Probably the most interesting story in the rise of YouTube is the way users grabbed hold of it and shaped it into something they wanted. It's apparent that the founders didn't quite realize what they'd created until their users told them! Sure, they may have had the right ingredients but not necessarily the correct recipe. It would seem you can break down YouTube's initial success into three factors:

YouTube firstly took the pain out of uploading video. The transcoding software they licensed could take practically any video format at any size and spit it out as a standard Flash video. It's interesting to note this software is developed by the people behind the Flash video codecs and can be licensed by any company interested.

Secondly, the Flash player was based on a technology polite enough to not drill users on bandwidth and other technical details so many of the other video solutions require. Streaming turns out to be a pain in the ass, and YouTube avoided this, going for a 'fast-start' approach which allows dial-up users to (eventually) watch videos, as well as allowing multiple plays with no additional bandwidth overhead.
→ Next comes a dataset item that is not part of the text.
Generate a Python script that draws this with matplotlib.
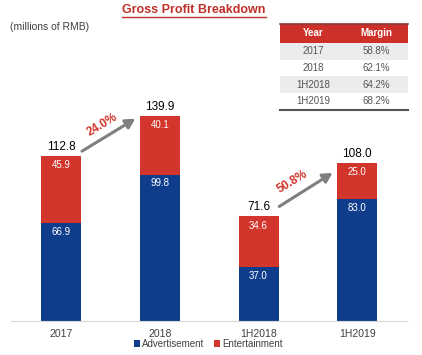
import matplotlib
matplotlib.use('Agg')
from matplotlib import pyplot as plt
from matplotlib.patches import Rectangle
from matplotlib.lines import Line2D
import numpy as np

plt.rcParams['font.family'] = ['Liberation Sans', 'DejaVu Sans']

categories = ['2017', '2018', '1H2018', '1H2019']
advertisement = [66.9, 99.8, 37.0, 83.0]
entertainment = [45.9, 40.1, 34.6, 25.0]
totals = [112.8, 139.9, 71.6, 108.0]
growth_pairs = [(0, 1), (2, 3)]

table_years = ['2017', '2018', '1H2018', '1H2019']
table_margins = ['58.8%', '62.1%', '64.2%', '68.2%']

BLUE = '#0f3d8c'
RED = '#d1352b'
GRAY = '#7f7f7f'

W, H = 422, 355
fig = plt.figure(figsize=(W / 100, H / 100), dpi=100)
ax = fig.add_axes([10.5 / W, 34 / H, 396 / W, 220 / H])

x = np.arange(len(categories))
ax.bar(x, advertisement, width=0.405, color=BLUE, label='Advertisement')
ax.bar(x, entertainment, width=0.405, bottom=advertisement, color=RED, label='Entertainment')

for i in range(len(categories)):
    ax.text(x[i], advertisement[i] - 6, f'{advertisement[i]:.1f}', ha='center', va='center',
            color='white', fontsize=7)
    ax.text(x[i], totals[i] - 6.5, f'{entertainment[i]:.1f}', ha='center', va='center',
            color='white', fontsize=7)
    ax.text(x[i], totals[i] + 2, f'{totals[i]:.1f}', ha='center', va='bottom',
            color='black', fontsize=8.5)

# (start dy, end dy, label dx, label dy) per arrow
arrow_offsets = [(3, -2, 0.21, 7), (6.5, -7, 0.13, 5)]
for (a, b), (d0, d1, lx, ly) in zip(growth_pairs, arrow_offsets):
    g = (totals[b] / totals[a] - 1) * 100
    x0, y0 = x[a] + 0.21, totals[a] + d0
    x1, y1 = x[b] - 0.25, totals[b] + d1
    ax.annotate('', xy=(x1, y1), xytext=(x0, y0),
                arrowprops=dict(arrowstyle='-|>,head_width=0.3,head_length=0.55',
                                color=GRAY, lw=2.2, shrinkA=0, shrinkB=0))
    ax.text(x0 + lx, (y0 + y1) / 2 + ly, f'{g:.1f}%', ha='center', va='center',
            rotation=31, color=RED, fontsize=8.5, fontweight='bold', rotation_mode='anchor')

ax.set_xlim(-0.515, 3.5)
ax.set_ylim(0, 150)
for s in ['top', 'right', 'left']:
    ax.spines[s].set_visible(False)
ax.spines['bottom'].set_color('#d9d9d9')
ax.set_yticks([])
ax.set_xticks(x)
ax.set_xticklabels(categories, fontsize=7.5, color='#404040')
ax.tick_params(axis='x', length=0, pad=6)

ax.legend(loc='center', bbox_to_anchor=(0.5, -23 / 220), ncol=2, frameon=False,
          fontsize=7, handlelength=0.6, handleheight=0.6, handletextpad=0.2,
          columnspacing=1.0, labelcolor='#404040', borderpad=0, borderaxespad=0)

# title with underline
t = fig.text(194 / W, 1 - 10 / H, 'Gross Profit Breakdown', ha='center', va='center',
             color='#c0302a', fontsize=9, fontweight='bold')
fig.canvas.draw()
bb = t.get_window_extent().transformed(fig.transFigure.inverted())
fig.add_artist(Line2D([bb.x0, bb.x1], [bb.y0 - 0.002, bb.y0 - 0.002], color='#c0302a', lw=1))

fig.text(10 / W, 1 - 27 / H, '(millions of RMB)', ha='left', va='center',
         color='#404040', fontsize=7.5)

# margin table
tx0, tx1 = 280, 408
row_h = 16.7
top = 24
hdr_h = 19
fig.add_artist(Rectangle((tx0 / W, 1 - (top + hdr_h) / H), (tx1 - tx0) / W, hdr_h / H,
                         transform=fig.transFigure, color='#cc3029', lw=0))
fig.add_artist(Line2D([tx0 / W, tx1 / W], [1 - top / H] * 2, color='#8a3a36', lw=1.2))
col_x = [313, 376]
fig.text(col_x[0] / W, 1 - (top + hdr_h / 2) / H, 'Year', ha='center', va='center',
         color='white', fontsize=7, fontweight='bold')
fig.text(col_x[1] / W, 1 - (top + hdr_h / 2) / H, 'Margin', ha='center', va='center',
         color='white', fontsize=7, fontweight='bold')
for r, (yr, m) in enumerate(zip(table_years, table_margins)):
    y_top = top + hdr_h + r * row_h
    if r % 2 == 0:
        fig.add_artist(Rectangle((tx0 / W, 1 - (y_top + row_h) / H), (tx1 - tx0) / W, row_h / H,
                                 transform=fig.transFigure, color='#ececec', lw=0))
    fig.text(col_x[0] / W, 1 - (y_top + row_h / 2) / H, yr, ha='center', va='center',
             color='#555555', fontsize=7)
    fig.text(col_x[1] / W, 1 - (y_top + row_h / 2) / H, m, ha='center', va='center',
             color='#555555', fontsize=7)
y_bot = top + hdr_h + len(table_years) * row_h
fig.add_artist(Line2D([tx0 / W, tx1 / W], [1 - y_bot / H] * 2, color='#555555', lw=1.5))

fig.savefig('out.png', dpi=100)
The final and probably most important ingredient was to make the video very accessible. YouTube videos sit on real pages instead of JavaScript driven pop-ups and can be embedded on any page on the web. This move would have initially seemed counterintuitive to their competition as YouTube wasn't and doesn't show ads before or after the video clip. In fact the reason they did this wasn't because they had the foresight to see the promotional opportunity the millions of burgeoning blogs could provide them, but in fact because the service was initially seen as a way for eBay sellers to provide video footage of their wares, and this would require the clip be embeddable in an eBay auction page. In fact Chad said YouTube now "[treat] the embeds as our marketing budget" which is great advice for those site that persist in locking video away in a pop-up context.